Rebooting one Cassandra node caused all the application nodes go down

2019-07-19 Thread Rahul Reddy
Here ,

We have 6 nodes each in 2 data centers us-east-1 and us-west-2  . We have
RF 3 and  cl set to local quorum. And gossip snitch. All our instance are
c5.2xlarge and data files and comit logs are stored in gp2 ebs.  C5
instance type had a bug which aws asked to set nvme_timeout to higher
number in etc/grub.conf. after setting the parameter and did run nodetool
drain and reboot the node in east

Instance cameup but Cassandra didn't come up normal had to start the
Cassandra. Cassandra cameup but it shows other instances down. Even though
didn't reboot the other node down same was observed in one other node.

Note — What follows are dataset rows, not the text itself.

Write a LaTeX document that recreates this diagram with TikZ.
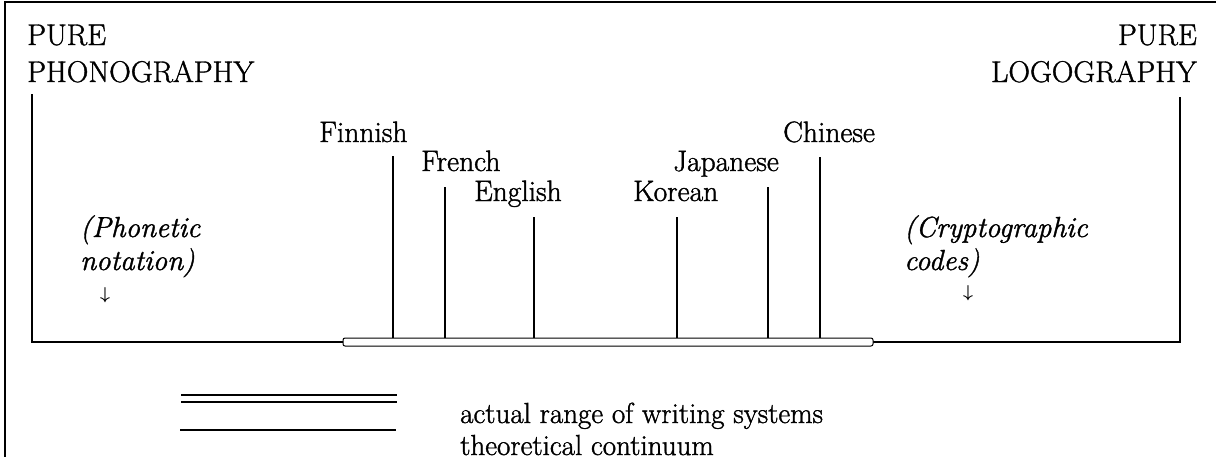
\documentclass[tikz,border=0pt]{standalone}
\usepackage{fontspec}
\setmainfont{Latin Modern Roman}[FakeBold=1.3]
\begin{document}
\begin{tikzpicture}[x=1pt,y=-1pt,
  caps/.style={inner sep=0pt,font=\fontsize{30}{37}\selectfont},
  lang/.style={inner sep=0pt,font=\fontsize{29.5}{34}\selectfont},
  ital/.style={inner sep=0pt,font=\fontsize{29}{34}\itshape\selectfont},
  legend/.style={inner sep=0pt,font=\fontsize{29}{33}\selectfont},
  arr/.style={inner sep=0pt,font=\fontsize{19}{20}\selectfont\boldmath},
  thin line/.style={line width=1.1pt},
  tick/.style={line width=1.2pt}]
\useasboundingbox (0,0) rectangle (1216,459);
% frame (cropped)
\draw[line width=2pt] (1216,2) -- (5,2) -- (5,457);

% end labels
\node[caps,anchor=base west] (pp1) at (27,45) {PURE};
\node[caps,anchor=base west] (pp2) at (27,82) {PHONOGRAPHY};
\node[caps,anchor=base east] (pl1) at (1197,45) {PURE};
\node[caps,anchor=base east] (pl2) at (1197,82) {LOGOGRAPHY};

% continuum
\coordinate (lt) at (32,94);
\coordinate (lb) at (32,342);
\coordinate (rt) at (1180,97);
\coordinate (rb) at (1180,342);
\draw[thin line] (lt) -- (lb) -- (rb) -- (rt);

% language labels
\node[lang,anchor=base west] (fi) at (319,142) {Finnish};
\node[lang,anchor=base west] (fr) at (421,171) {French};
\node[lang,anchor=base west] (en) at (474,201) {English};
\node[lang,anchor=base west] (ko) at (633,201) {Korean};
\node[lang,anchor=base west] (ja) at (673,171) {Japanese};
\node[lang,anchor=base west] (zh) at (783,142) {Chinese};

\coordinate (fit) at (393,156);
\coordinate (frt) at (445,187);
\coordinate (ent) at (534,217);
\coordinate (kot) at (677,217);
\coordinate (jat) at (768,187);
\coordinate (zht) at (820,157);
\foreach \c in {fit,frt,ent,kot,jat,zht}{
  \draw[tick] (\c) -- (\c |- lb);
}

% actual range bar
\draw[line width=1pt,fill=white,rounded corners=2pt] (343,338) rectangle (873,346);

% italic notes
\node[ital,anchor=base west] (ph1) at (80,237) {(Phonetic};
\node[ital,anchor=base west] (ph2) at (80,270) {notation)};
\node[arr] (pha) at (105,295) {$\downarrow$};
\node[ital,anchor=base west] (cr1) at (904,237) {(Cryptographic};
\node[ital,anchor=base west] (cr2) at (904,270) {codes)};
\node[arr] (cra) at (968,293) {$\downarrow$};

% legend
\coordinate (la1) at (181,395);
\coordinate (la2) at (397,395);
\coordinate (lb1) at (181,402);
\coordinate (lb2) at (397,402);
\coordinate (lc1) at (180,430);
\coordinate (lc2) at (396,430);
\draw[thin line] (la1) -- (la2);
\draw[thin line] (lb1) -- (lb2);
\draw[thin line] (lc1) -- (lc2);
\node[legend,anchor=base west] (l1) at (460,423) {actual range of writing systems};
\node[legend,anchor=base west] (l2) at (460,455) {theoretical continuum};
\end{tikzpicture}
\end{document}
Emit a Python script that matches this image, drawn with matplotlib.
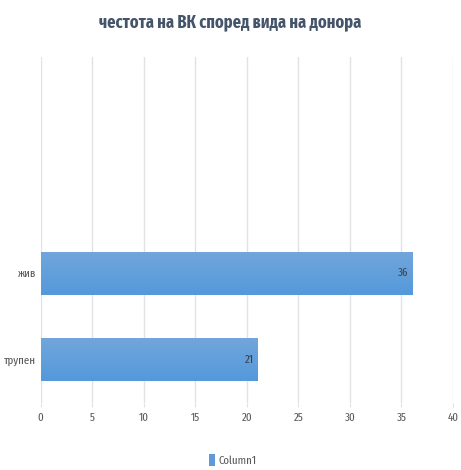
import numpy as np
import matplotlib.pyplot as plt
from matplotlib import font_manager as fm
from matplotlib.colors import LinearSegmentedColormap

names = {f.name for f in fm.fontManager.ttflist}
prefs = ['Fira Sans Extra Condensed', 'Fira Sans Condensed', 'Roboto Condensed', 'IBM Plex Sans Condensed']
fam = [n for n in prefs if n in names][:1] + ['DejaVu Sans']
plt.rcParams['font.family'] = fam

categories = ['трупен', 'жив', '', '']
values = [21, 36, None, None]
xticks = [0, 5, 10, 15, 20, 25, 30, 35, 40]
title = 'честота на ВК според вида на донора'

fig = plt.figure(figsize=(4.61, 4.70), dpi=100)
ax = fig.add_axes([0.0879, 0.1426, 0.8948, 0.736])

pos = [i for i, v in enumerate(values) if v is not None]
vals = [v for v in values if v is not None]
bars = ax.barh(pos, vals, height=0.5, color='#5f9bd8', label='Column1', zorder=3)
cmap = LinearSegmentedColormap.from_list('g', ['#5499db', '#72a6dc'])
grad = np.linspace(0, 1, 64).reshape(-1, 1)
for b, v in zip(bars, vals):
    im = ax.imshow(grad, cmap=cmap, aspect='auto', origin='lower', zorder=3.5,
                   extent=(0, v, b.get_y(), b.get_y() + b.get_height()))
    im.set_clip_path(b)
    ax.text(b.get_width() - 0.3, b.get_y() + b.get_height() / 2, str(v),
            ha='right', va='center', fontsize=8.5, color='#404040', zorder=4)

ax.set_xlim(0, 40)
ax.set_ylim(-0.5, len(categories) - 0.5)
ax.set_xticks(xticks)
ax.set_yticks(range(len(categories)))
ax.set_yticklabels(categories)
ax.grid(axis='x', color='#e2e2e6', lw=1, zorder=0)
for s in ax.spines.values():
    s.set_visible(False)
ax.tick_params(axis='x', length=3, color='#e2e2e6', labelsize=8.5, labelcolor='#595959', pad=4)
ax.tick_params(axis='y', length=0, labelsize=8.5, labelcolor='#595959', pad=3)

fig.text(0.5, 0.953, title, ha='center', va='center', fontsize=12.8,
         fontweight='bold', color='#44546a')
fig.legend(loc='center', bbox_to_anchor=(0.505, 0.021), frameon=False, fontsize=8.5,
           handlelength=0.5, handleheight=1.1, handletextpad=0.3, labelcolor='#595959')

fig.savefig('out.png', dpi=100)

How
could that happen and don't any errors in system.log which is set to info.
Without any intervention gossip settled in 10 mins entire cluster became
normal.

Tried same thing West it happened again



I'm concerned how to check what caused it and if a reboot happens again how
to avoid this.
 If I just  STOP Cassandra instead of reboot I don't see this issue.